A verse that keeps running through my mind is Proverbs 3:5, 6. If you’ve grown up in Christian circles, then you will have memorized this when you were 3 and can recite it backwards and forwards while doing a handstand. It is amazingly deep, but sometimes with familiarity, comes forgetfulness.
But, if you aren’t familiar with the verse, here it is:
Proverbs 3:5,6 (ESV)
5 Trust in the Lord with all your heart,
and do not lean on your own understanding.
6 In all your ways acknowledge him,
and he will make straight your paths.
You might be wondering why I’m starting out with a verse about trusting God and not about my husband. But I think that unless I’m truly trusting in the Father, I can’t completely trust my husband.
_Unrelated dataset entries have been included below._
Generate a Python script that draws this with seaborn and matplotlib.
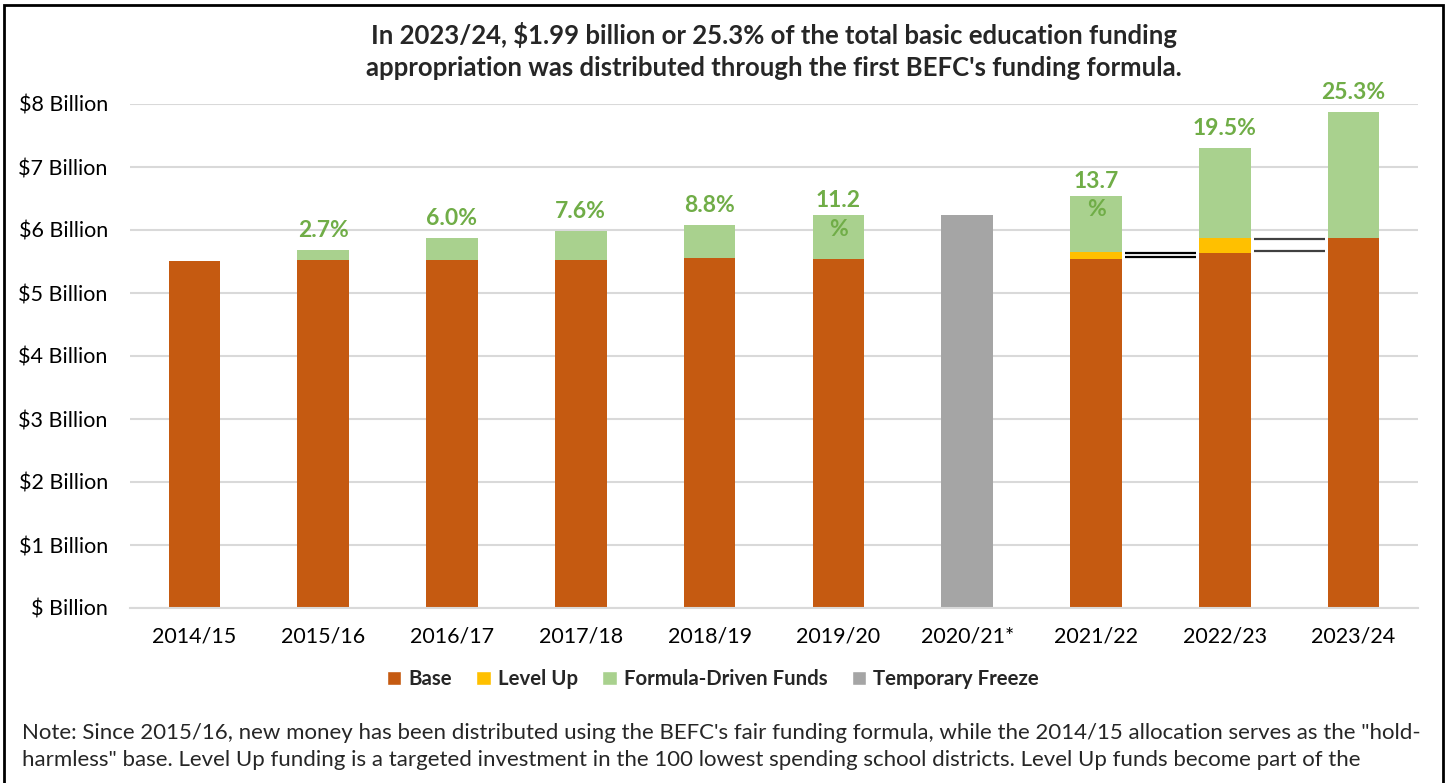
import matplotlib
matplotlib.use("Agg")
import matplotlib.pyplot as plt
import seaborn as sns
import pandas as pd
import numpy as np
from matplotlib.patches import Patch, Rectangle

years = ['2014/15', '2015/16', '2016/17', '2017/18', '2018/19', '2019/20',
         '2020/21*', '2021/22', '2022/23', '2023/24']
base = [5.51, 5.53, 5.53, 5.53, 5.55, 5.54, 0.0, 5.54, 5.64, 5.88]
level_up = [0, 0, 0, 0, 0, 0, 0, 0.11, 0.23, 0]
formula = [0, 0.15, 0.34, 0.45, 0.53, 0.70, 0, 0.895, 1.43, 1.99]
freeze = [0, 0, 0, 0, 0, 0, 6.24, 0, 0, 0]
pct_labels = ['', '2.7%', '6.0%', '7.6%', '8.8%', '11.2\n%', '', '13.7\n%', '19.5%', '25.3%']
y_ticks = [0, 1, 2, 3, 4, 5, 6, 7, 8]
y_tick_labels = ['$ Billion', '$1 Billion', '$2 Billion', '$3 Billion', '$4 Billion',
                 '$5 Billion', '$6 Billion', '$7 Billion', '$8 Billion']

C_BASE = '#C55A11'
C_LEVEL = '#FFC000'
C_FORM = '#A9D18E'
C_FREEZE = '#A5A5A5'
C_LABEL = '#70AD47'

sns.set_style('white')
plt.rcParams['font.family'] = ['Lato', 'DejaVu Sans']

df = pd.DataFrame({'year': years, 'base': base, 'level': level_up,
                   'formula': formula, 'freeze': freeze})
df['base_level'] = df['base'] + df['level']
df['total'] = df['base_level'] + df['formula']

fig = plt.figure(figsize=(14.5, 7.83), dpi=100)
ax = fig.add_axes([130 / 1450, 1 - 608 / 783, (1418 - 130) / 1450, (608 - 104) / 783])

W = 0.4
for col, c in [('freeze', C_FREEZE), ('total', C_FORM), ('base_level', C_LEVEL), ('base', C_BASE)]:
    sns.barplot(data=df, x='year', y=col, color=c, width=W, ax=ax,
                saturation=1, errorbar=None, linewidth=0)

ax.set_xlim(-0.5, len(years) - 0.5)
ax.set_ylim(0, 8)
ax.set_yticks(y_ticks)
ax.set_yticklabels(y_tick_labels)
ax.set_xlabel('')
ax.set_ylabel('')
ax.grid(axis='y', color='#D9D9D9', linewidth=1.5)
ax.set_axisbelow(True)
for s in ['top', 'right', 'left']:
    ax.spines[s].set_visible(False)
ax.spines['bottom'].set_color('#D9D9D9')
ax.spines['bottom'].set_linewidth(1.5)
ax.tick_params(axis='y', length=0, pad=16, labelsize=15.5, colors='#000000')
ax.tick_params(axis='x', length=0, pad=13, labelsize=15.5, colors='#000000')

# percentage labels
for i, lab in enumerate(pct_labels):
    if not lab:
        continue
    top = df['total'][i]
    off = 0 if '\n' in lab else 14
    ax.annotate(lab, (i, top), xytext=(0, off), textcoords='offset points',
                ha='center', va='center', fontsize=16.5, fontweight='bold',
                color=C_LABEL, linespacing=1.45, annotation_clip=False)

# connector lines (level up becomes part of base)
for i, col in [(7, '#000000'), (8, '#404040')]:
    x0 = i + W / 2 + 0.025
    x1 = i + 1 - W / 2 - 0.025
    for yv in [df['base_level'][i] - 0.01, df['base'][i] + 0.03]:
        ax.plot([x0, x1], [yv, yv], color=col, lw=1.6, solid_capstyle='butt')

# title
fig.text(774 / 1450, 1 - 35 / 783,
         "In 2023/24, $1.99 billion or 25.3% of the total basic education funding",
         ha='center', va='center', fontsize=18.5, fontweight='bold')
fig.text(774 / 1450, 1 - 68 / 783,
         "appropriation was distributed through the first BEFC's funding formula.",
         ha='center', va='center', fontsize=18.5, fontweight='bold')

# legend
handles = [Patch(facecolor=C_BASE, label='Base'),
           Patch(facecolor=C_LEVEL, label='Level Up'),
           Patch(facecolor=C_FORM, label='Formula-Driven Funds'),
           Patch(facecolor=C_FREEZE, label='Temporary Freeze')]
fig.legend(handles=handles, loc='center', bbox_to_anchor=(713 / 1450, 1 - 679 / 783),
           ncol=4, frameon=False, prop={'weight': 'bold', 'size': 14.7},
           handlelength=0.7, handleheight=0.7, handletextpad=0.35,
           columnspacing=1.2)

# note
fig.text(22 / 1450, 1 - 733 / 783,
         "Note: Since 2015/16, new money has been distributed using the BEFC's fair funding formula, "
         "while the 2014/15 allocation serves as the \"hold-",
         ha='left', va='center', fontsize=16)
fig.text(22 / 1450, 1 - 760 / 783,
         "harmless\" base. Level Up funding is a targeted investment in the 100 lowest spending "
         "school districts. Level Up funds become part of the",
         ha='left', va='center', fontsize=16)

# border
fig.patches.append(Rectangle((4 / 1450, -0.05), (1443 - 4) / 1450, 1.05 - 5 / 783,
                             transform=fig.transFigure, fill=False,
                             edgecolor='black', linewidth=2))

fig.savefig('out.png', dpi=100)
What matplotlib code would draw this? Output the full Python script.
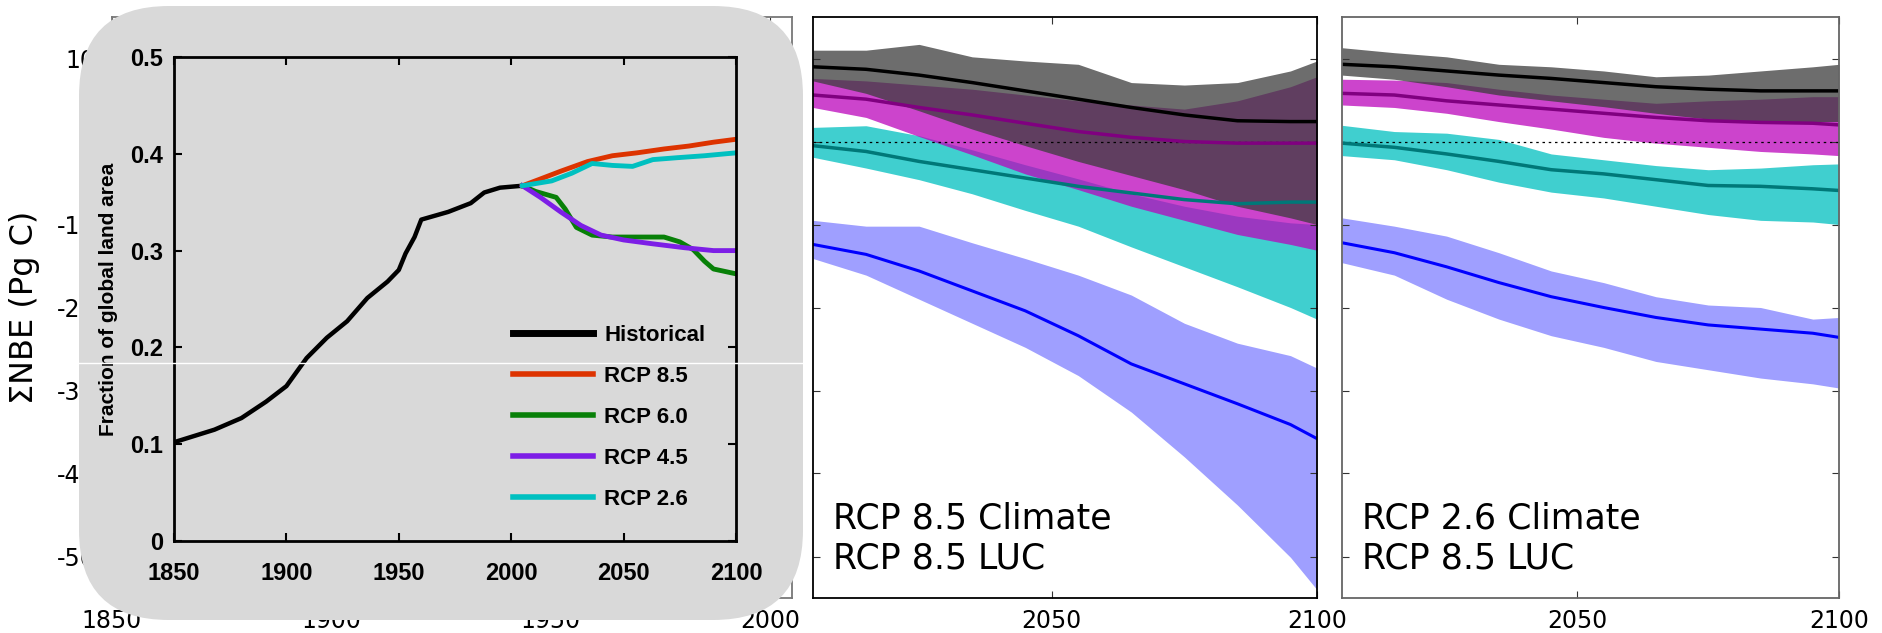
import matplotlib
matplotlib.use("Agg")
import matplotlib.pyplot as plt
from matplotlib.patches import FancyBboxPatch
from matplotlib.lines import Line2D

plt.rcParams["axes.unicode_minus"] = False

# ---- inset: fraction of global land area under land use ----
hist_years = [1850, 1868, 1880, 1891, 1900, 1909, 1918, 1927, 1936, 1945,
              1950, 1953, 1957, 1960, 1963, 1972, 1982, 1988, 1995, 2005]
hist_frac = [0.102, 0.115, 0.127, 0.144, 0.160, 0.189, 0.210, 0.227, 0.251, 0.268,
             0.280, 0.297, 0.314, 0.332, 0.334, 0.340, 0.349, 0.360, 0.365, 0.367]
rcp85_years = [2005, 2013, 2022, 2034, 2045, 2056, 2068, 2079, 2090, 2100]
rcp85_frac = [0.367, 0.374, 0.382, 0.392, 0.398, 0.401, 0.405, 0.408, 0.412, 0.415]
rcp60_years = [2005, 2011, 2020, 2024, 2029, 2036, 2045, 2056, 2068, 2075, 2081, 2086, 2090, 2100]
rcp60_frac = [0.367, 0.361, 0.355, 0.343, 0.324, 0.316, 0.314, 0.314, 0.314, 0.309,
              0.301, 0.289, 0.281, 0.276]
rcp45_years = [2005, 2013, 2022, 2031, 2040, 2050, 2063, 2077, 2090, 2100]
rcp45_frac = [0.367, 0.355, 0.340, 0.326, 0.316, 0.311, 0.307, 0.303, 0.300, 0.300]
rcp26_years = [2005, 2018, 2027, 2036, 2045, 2054, 2063, 2074, 2086, 2100]
rcp26_frac = [0.367, 0.372, 0.380, 0.390, 0.388, 0.387, 0.394, 0.396, 0.398, 0.401]
inset_labels = ["Historical", "RCP 8.5", "RCP 6.0", "RCP 4.5", "RCP 2.6"]

# ---- background panel: historical cumulative NBE (mostly hidden) ----
past_years = [1850, 1900, 1950, 1980, 2005]
past_mean = [0.0, 2.0, 4.5, 7.0, 9.0]
past_up = [1.0, 3.5, 6.5, 9.5, 11.0]
past_lo = [-1.0, 0.5, 2.5, 5.0, 7.3]

# ---- future cumulative NBE (Pg C) ----
fut_years = [2005, 2015, 2025, 2035, 2045, 2055, 2065, 2075, 2085, 2095, 2100]

# RCP 8.5 climate / RCP 8.5 LUC
c85_gray_up = [11.0, 11.0, 11.7, 10.2, 9.7, 9.3, 7.1, 6.8, 7.1, 8.5, 9.7]
c85_black = [9.0, 8.7, 8.0, 7.1, 6.1, 5.1, 4.1, 3.2, 2.5, 2.4, 2.4]
c85_gray_lo = [7.3, 5.8, 3.7, 1.5, -0.5, -2.4, -4.1, -5.8, -7.8, -9.2, -10.0]
c85_mag_up = [7.6, 7.3, 6.8, 6.3, 5.6, 4.9, 4.4, 3.9, 4.9, 6.6, 7.8]
c85_mag = [5.6, 5.1, 4.1, 3.2, 2.2, 1.2, 0.5, 0.0, -0.2, -0.2, -0.2]
c85_mag_lo = [4.1, 2.9, 0.6, -1.6, -3.9, -5.8, -7.8, -9.5, -11.2, -12.4, -13.1]
c85_cyan_up = [1.7, 1.9, 0.7, -1.0, -2.8, -4.5, -6.3, -7.8, -9.0, -9.8, -10.0]
c85_cyan = [-0.5, -1.2, -2.4, -3.4, -4.4, -5.4, -6.2, -7.0, -7.5, -7.3, -7.3]
c85_cyan_lo = [-1.9, -3.2, -4.6, -6.3, -8.3, -10.2, -12.7, -15.1, -17.5, -20.0, -21.4]
c85_blue_up = [-9.5, -10.2, -10.2, -12.2, -14.1, -16.1, -18.5, -21.9, -24.3, -25.8, -27.3]
c85_blue = [-12.4, -13.6, -15.6, -18.0, -20.4, -23.4, -26.8, -29.2, -31.6, -34.1, -35.8]
c85_blue_lo = [-14.1, -16.1, -19.0, -21.9, -24.8, -28.2, -32.6, -38.0, -43.8, -50.1, -54.0]

# RCP 2.6 climate / RCP 8.5 LUC
c26_gray_up = [11.3, 10.7, 10.2, 9.3, 9.0, 8.5, 7.8, 8.0, 8.5, 9.0, 9.3]
c26_black = [9.3, 9.0, 8.5, 8.0, 7.6, 7.1, 6.6, 6.3, 6.1, 6.1, 6.1]
c26_gray_lo = [8.0, 7.5, 6.6, 5.6, 4.9, 4.2, 3.4, 2.7, 2.4, 2.4, 2.4]
c26_mag_up = [7.5, 7.4, 7.1, 6.3, 5.6, 5.1, 4.6, 4.9, 5.1, 5.4, 5.4]
c26_mag = [5.8, 5.6, 4.9, 4.4, 3.9, 3.4, 2.9, 2.5, 2.3, 2.2, 2.0]
c26_mag_lo = [4.4, 4.1, 3.4, 2.4, 1.5, 0.5, -0.2, -0.7, -1.2, -1.5, -1.7]
c26_cyan_up = [1.95, 1.2, 1.0, 0.25, -1.5, -2.2, -2.9, -3.4, -3.2, -2.8, -2.7]
c26_cyan = [-0.2, -0.7, -1.5, -2.4, -3.4, -3.9, -4.6, -5.3, -5.4, -5.7, -5.9]
c26_cyan_lo = [-1.7, -2.2, -3.4, -4.9, -6.1, -6.8, -7.8, -8.8, -9.5, -9.7, -10.0]
c26_blue_up = [-9.2, -10.2, -11.4, -13.4, -15.6, -17.0, -18.7, -19.7, -20.0, -21.4, -21.2]
c26_blue = [-12.2, -13.4, -15.1, -17.0, -18.7, -20.0, -21.2, -22.1, -22.6, -23.1, -23.6]
c26_blue_lo = [-14.6, -16.1, -19.0, -21.4, -23.4, -24.8, -26.5, -27.5, -28.5, -29.2, -29.7]

W, H = 1883, 633
fig = plt.figure(figsize=(W / 100, H / 100), dpi=100)
fig.patch.set_facecolor("white")

inset_font = "Liberation Sans"


def px_axes(x0, y0, x1, y1):
    return fig.add_axes([x0 / W, 1 - y1 / H, (x1 - x0) / W, (y1 - y0) / H])


def style_main(ax, xlim, xticks, spine_color):
    ax.set_xlim(*xlim)
    ax.set_ylim(-55, 15)
    ax.set_xticks(xticks)
    ax.set_yticks([-50, -40, -30, -20, -10, 0, 10])
    ax.tick_params(direction="in", top=True, right=True, length=5,
                   labelsize=17, pad=8, color="#333333")
    for s in ax.spines.values():
        s.set_color(spine_color)
        s.set_linewidth(1.3)


def draw_future(ax, d):
    ax.fill_between(fut_years, d["cyan_lo"], d["cyan_up"], color="#00c0c0", alpha=0.75, lw=0)
    ax.fill_between(fut_years, d["mag_lo"], d["mag_up"], color="#bb05bb", alpha=0.75, lw=0)
    ax.fill_between(fut_years, d["gray_lo"], d["gray_up"], color="#3c3c3c", alpha=0.75, lw=0)
    ax.fill_between(fut_years, d["blue_lo"], d["blue_up"], color="#0000ff", alpha=0.375, lw=0)
    ax.axhline(0, color="black", lw=0.9, ls=(0, (2, 3)))
    ax.plot(fut_years, d["black"], color="black", lw=2.5)
    ax.plot(fut_years, d["mag"], color="#800080", lw=2.5)
    ax.plot(fut_years, d["cyan"], color="#007878", lw=2.5)
    ax.plot(fut_years, d["blue"], color="#0000ff", lw=2.2)


# background historical panel
ax0 = px_axes(112, 17, 792, 598)
style_main(ax0, (1850, 2005), [1850, 1900, 1950, 2000], "#777777")
ax0.tick_params(axis="y", pad=12)
ax0.fill_between(past_years, past_lo, past_up, color="#3c3c3c", alpha=0.75, lw=0)
ax0.plot(past_years, past_mean, color="black", lw=2.5)
ax0.axhline(0, color="black", lw=0.9, ls=(0, (2, 3)))
ax0.set_ylabel("\u03a3NBE (Pg C)", fontsize=23, va="center")
ax0.yaxis.set_label_coords(-0.129, 0.5)

# RCP 8.5 climate panel
ax1 = px_axes(813, 17, 1317, 598)
style_main(ax1, (2005, 2100), [2050, 2100], "black")
ax1.tick_params(labelleft=False)
draw_future(ax1, dict(gray_up=c85_gray_up, black=c85_black, gray_lo=c85_gray_lo,
                      mag_up=c85_mag_up, mag=c85_mag, mag_lo=c85_mag_lo,
                      cyan_up=c85_cyan_up, cyan=c85_cyan, cyan_lo=c85_cyan_lo,
                      blue_up=c85_blue_up, blue=c85_blue, blue_lo=c85_blue_lo))
ax1.text(0.04, 0.038, "RCP 8.5 Climate\nRCP 8.5 LUC", transform=ax1.transAxes,
         fontsize=25, ha="left", va="bottom", linespacing=1.25)

# RCP 2.6 climate panel
ax2 = px_axes(1342, 17, 1839, 598)
style_main(ax2, (2005, 2100), [2050, 2100], "#666666")
ax2.tick_params(labelleft=False)
draw_future(ax2, dict(gray_up=c26_gray_up, black=c26_black, gray_lo=c26_gray_lo,
                      mag_up=c26_mag_up, mag=c26_mag, mag_lo=c26_mag_lo,
                      cyan_up=c26_cyan_up, cyan=c26_cyan, cyan_lo=c26_cyan_lo,
                      blue_up=c26_blue_up, blue=c26_blue, blue_lo=c26_blue_lo))
ax2.text(0.04, 0.038, "RCP 2.6 Climate\nRCP 8.5 LUC", transform=ax2.transAxes,
         fontsize=25, ha="left", va="bottom", linespacing=1.25)

# grey rounded box holding the land-use inset
box = FancyBboxPatch((0.79, 0.13), 7.24, 6.14, boxstyle="round,pad=0,rounding_size=0.9",
                     transform=fig.dpi_scale_trans, facecolor="#d9d9d9",
                     edgecolor="none", zorder=1)
fig.add_artist(box)

axi = px_axes(174, 57, 736, 541)
axi.set_zorder(2)
axi.set_facecolor("none")
axi.plot(hist_years, hist_frac, color="black", lw=3.2)
axi.plot(rcp85_years, rcp85_frac, color="#dd3300", lw=3.5)
axi.plot(rcp60_years, rcp60_frac, color="#088008", lw=3.5)
axi.plot(rcp45_years, rcp45_frac, color="#7d1ee6", lw=3.5)
axi.plot(rcp26_years, rcp26_frac, color="#00c0c0", lw=3.5)
axi.set_xlim(1850, 2100)
axi.set_ylim(0, 0.5)
axi.set_xticks([1850, 1900, 1950, 2000, 2050, 2100])
axi.set_yticks([0, 0.1, 0.2, 0.3, 0.4, 0.5])
axi.set_yticklabels(["0", "0.1", "0.2", "0.3", "0.4", "0.5"])
axi.tick_params(direction="in", top=True, right=True, length=6, width=1.5,
                labelsize=17, pad=8)
axi.tick_params(axis="x", pad=15)
for lab in axi.get_xticklabels() + axi.get_yticklabels():
    lab.set_family(inset_font)
    lab.set_fontweight("bold")
for s in axi.spines.values():
    s.set_linewidth(2)
axi.set_ylabel("Fraction of global land area", fontsize=15, family=inset_font,
               fontweight="bold", va="center")
axi.yaxis.set_label_coords(-0.117, 0.5)

handles = [Line2D([], [], color="black", lw=5),
           Line2D([], [], color="#dd3300", lw=4),
           Line2D([], [], color="#088008", lw=4),
           Line2D([], [], color="#7d1ee6", lw=4),
           Line2D([], [], color="#00c0c0", lw=4)]
leg_size = 16
em = leg_size * 100 / 72
axi.legend(handles, inset_labels, loc="lower right", bbox_to_anchor=(0.965, 0.042),
           frameon=False, prop={"family": inset_font, "size": leg_size, "weight": "bold"},
           handlelength=80 / em, handletextpad=11 / em,
           labelspacing=41 / em - 0.95, borderpad=0)

# thin white scan line across the left part
fig.add_artist(Line2D([0, 803 / W], [1 - 363 / H, 1 - 363 / H], transform=fig.transFigure,
                      color="white", lw=1, zorder=3))

fig.savefig("out.png", dpi=100)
God is always faithful – ALWAYS. There is never a time when He is not. I thought that it might be a good idea to look up the word ‘faithful’ and see what it really meant. On my search, I found that the word ‘faithfulness‘ is often paired with the phrase ‘steadfast love’. Well, what does that mean? So off again to the dictionary to see what exactly ‘steadfast’ means. Most of us know what the connotation of the these two words are but maybe not the denotation. ‘Steadfast’ means ‘fixed’ or ‘unwavering’. And, ‘faithfulness’ means ‘true to one’s promises’. So,
God’s love is unwavering and He always keeps His promises.
When I look at my love for my husband in this light, I realize that I fail on a daily basis. Now I know that this article is supposed to be about me trusting him and his love for me, blah, blah, but I’m finding that God is using this to call me out on the sin in my own heart. How many times have I wavered in my love for my husband and how many times have I not been true to my promise?
Now that this has come to light, I want you, if you’re willing, to walk part of this path with me. Over the next month, instead of doubting our husbands, let’s look into our own hearts and see where we are doubting God, and where we could improve on being steadfast and faithful. Beware, fear is going to take hold, pride too, and will try to get our focus onto what (we think) our husbands are doing wrong. But know this, I’m praying for you, and more importantly, we have an Advocate with the Father who is interceding for us right now.